En ce soir de décembre, Winter Camp Festival oblige, je me rends au concert de Samaris, à La Maison Folie Hospice d’Havré de Tourcoing. Ayant pris le tramway, en voulant éviter les inconvenus souterrains, j’arrive vers 19:15, bien en avance pour ne pas me retrouver face à une queue interminable.
Surprise l’endroit est désert, et ceux, même 15 minutes avant l’ouverture des portes, initialement prévue à 20h.
Seules quatre personnes attendent, irritées et grelottantes, aux portes de la salle. Tendant l’oreille, une langue inhabituelle me parvient. Et, jetant un coup d’oeil plus précis à cette petite troupe, et remarquant leur accoutrement atypique, je réalise que Samaris et son staff se trouvent à 10 mètres de moi, bataillant avec la porte que personne ne vient ouvrir.
Je reste figée sur place, me balançant d’un pied à l’autre.
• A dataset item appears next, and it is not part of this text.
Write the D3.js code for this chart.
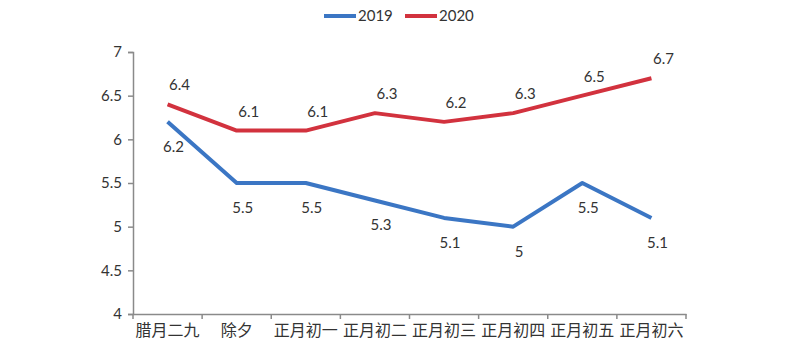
<!DOCTYPE html>
<html><head><meta charset="utf-8">
<script src="https://cdn.jsdelivr.net/npm/d3@7"></script>
<style>body{margin:0;background:#fff}</style>
</head><body><svg id="c" width="808" height="357"></svg>
<script>
const categories = ["腊月二九","除夕","正月初一","正月初二","正月初三","正月初四","正月初五","正月初六"];
const series2019 = [6.2,5.5,5.5,5.3,5.1,5.0,5.5,5.1];
const series2020 = [6.4,6.1,6.1,6.3,6.2,6.3,6.5,6.7];
const seriesNames = ["2019","2020"];
const yTicks = [4,4.5,5,5.5,6,6.5,7];
const colors = ["#3B76C4","#D2323E"];

(function(){
const svg = d3.select("#c");
const mL = 133, mR = 686, mT = 52, mB = 314;
const x = d3.scaleBand().domain(categories).range([mL,mR]);
const y = d3.scaleLinear().domain([4,7]).range([mB,mT]);
const font = "Lato, 'Noto Sans CJK SC', sans-serif";
const axisColor = "#8a8a8a", textColor = "#333333";

const ya = svg.append("g").attr("transform",`translate(${mL},0)`)
  .call(d3.axisLeft(y).tickValues(yTicks).tickSize(5).tickPadding(6).tickFormat(d=>String(d)));
ya.select(".domain").attr("stroke",axisColor).attr("stroke-width",1.5);
ya.selectAll(".tick line").attr("stroke",axisColor).attr("stroke-width",1.5);
ya.selectAll("text").attr("fill",textColor).style("font-family",font).style("font-size","15px");

const xa = svg.append("g").attr("transform",`translate(0,${mB})`)
  .call(d3.axisBottom(x).tickSize(0).tickPadding(11));
xa.select(".domain").attr("stroke",axisColor).attr("stroke-width",1.5);
xa.selectAll("text").attr("fill",textColor).style("font-family","'Noto Sans CJK SC', sans-serif").style("font-size","16px");
const bounds = categories.map(c=>x(c)).concat([mR]);
svg.append("g").selectAll("line").data(bounds).join("line")
  .attr("x1",d=>d).attr("x2",d=>d).attr("y1",mB).attr("y2",mB+5)
  .attr("stroke",axisColor).attr("stroke-width",1.5);

const cx = c => x(c) + x.bandwidth()/2;
const line = d3.line().x((d,i)=>cx(categories[i])).y(d=>y(d));
[series2019, series2020].forEach((s,k)=>{
  svg.append("path").datum(s).attr("d",line).attr("fill","none")
    .attr("stroke",colors[k]).attr("stroke-width",4).attr("stroke-linejoin","round");
});

svg.append("g").selectAll("text").data(series2019).join("text")
  .attr("x",(d,i)=>cx(categories[i])+6).attr("y",(d,i)=>y(d)+30)
  .attr("text-anchor","middle").attr("fill",textColor)
  .style("font-family",font).style("font-size","15px").text(d=>String(d));
svg.append("g").selectAll("text").data(series2020).join("text")
  .attr("x",(d,i)=>cx(categories[i])+12).attr("y",(d,i)=>y(d)-14)
  .attr("text-anchor","middle").attr("fill",textColor)
  .style("font-family",font).style("font-size","15px").text(d=>String(d));

const lx = [324,405];
seriesNames.forEach((n,k)=>{
  svg.append("line").attr("x1",lx[k]).attr("x2",lx[k]+32).attr("y1",16).attr("y2",16)
    .attr("stroke",colors[k]).attr("stroke-width",4);
  svg.append("text").attr("x",lx[k]+34).attr("y",21).attr("fill",textColor)
    .style("font-family",font).style("font-size","15px").text(n);
});
})();
</script></body></html>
Et telle l’idéaliste que je suis, je les ai juste salué de loin, mais n’ai pas voulu perturber le mystère qu’ils m’inspirent encore à l’heure qu’il est. Je n’ai su me résoudre à briser la glace, habitée par l’impression absurde de me retrouver face à des OVNI, de part leur flegme islandais et l’idée que je me fais de leur façon d’appréhender le monde, qu’ils traduisent dans leur musique. Excuse irrecevable, je vous l’accorde, mais sur le moment, ce fut le cas.
Puis, ils s’éclipsèrent, et les premiers spectateurs arrivèrent, timing parfait pour qu’ils évitent ainsi un guet-apens de curieux mélomanes.
Quarantenaires habitués, jeunes curieux ou baroudeurs les ayant déjà vus dans leur fief, le public est particulièrement cosmopolite, mais nous ne sommes qu’une trentaine… Pour une salle qui doit faire la moitié du Grand Mix (salle tourquennoise qui, par ailleurs, sponsorisait ce Winter Camp Festival), l’ambiance est très intimiste, mais propice à un accueil tout à fait chaleureux.
La première partie du londonien Fyfe est brève, mais appréciable. Toutefois, aux antipodes de l’effet que Samaris fera sur nous tous : absolument mystique. Je pèse mes mots, sincèrement.
Comme je l’avais écrit, ce trio n’est constitué que de talents âgés d’à peine une vingtaine d’années. C’est absolument stupéfiant de voir l’atmosphère qu’ils créent à eux trois.
On discerne clairement le squelette de leur musique qui est guidé par la table de mixage branchée à l’ordinateur, que Þórður manipule, et dans lequel tous les morceaux sont déjà enregistrés. Mais ce qui fait la différence, c’est que même si cet élément est majeur, chaque acteur de cette presta est complémentaire au jeu de l’autre.
La clarinette d’Aslaug est la touche cosmique qui vient épurer les sonorités quelques peu chaotiques de ces mix, tandis que la voix de Jófríður vient les ponctuer, leur donner une note innocente, une sorte de trame ensorcelante.
Nous sentons au plus profond de nous-même que leur création est authentique.
La chanteuse est naturellement la représentante de cette authenticité à travers ses sautillements, ses élucubrations corporelles.. Ses mouvements sont tellement atypiques, que lorsque j’en parlais avec l’une des personnes que j’ai rencontré sur place, je n’ai pu m’empêcher de faire le rapprochement avec une courbe cardiaque.
Effectivement, ça parait flippant, vous visualisez peut-être Ian Curtis et ses crises d’épilepsies scéniques. Justement, non. Il se dégage une sorte d’innocente musicalité dans ses danses, elle vit leur musique, et c’est d’autant plus touchant lorsqu’elle essaye de mettre des mots en anglais sur la signification de leurs chansons : ode à la lune, fusion émotionnelle avec la nature… déclenchant l’hilarité de ses camarades.
Ils ont débuté leur live par Nótt, et l’ont clôturé sur Lísfíns Olgúsjór, Hrafnar. Ils mêlèrent les chansons de l’ancien comme du dernier album avec harmonie. Samaris sont indubitablement les enfants spirituels de Björk, Sigúr Rós… Trois elfes qui lient l’ère du temps et leurs sonorités électro avec le lyrisme de leur esprit profondément ancré dans leur culture islandaise.
Un passage nordiste furtif, mais dont nous sortons transformés d’une manière ou d’une autre.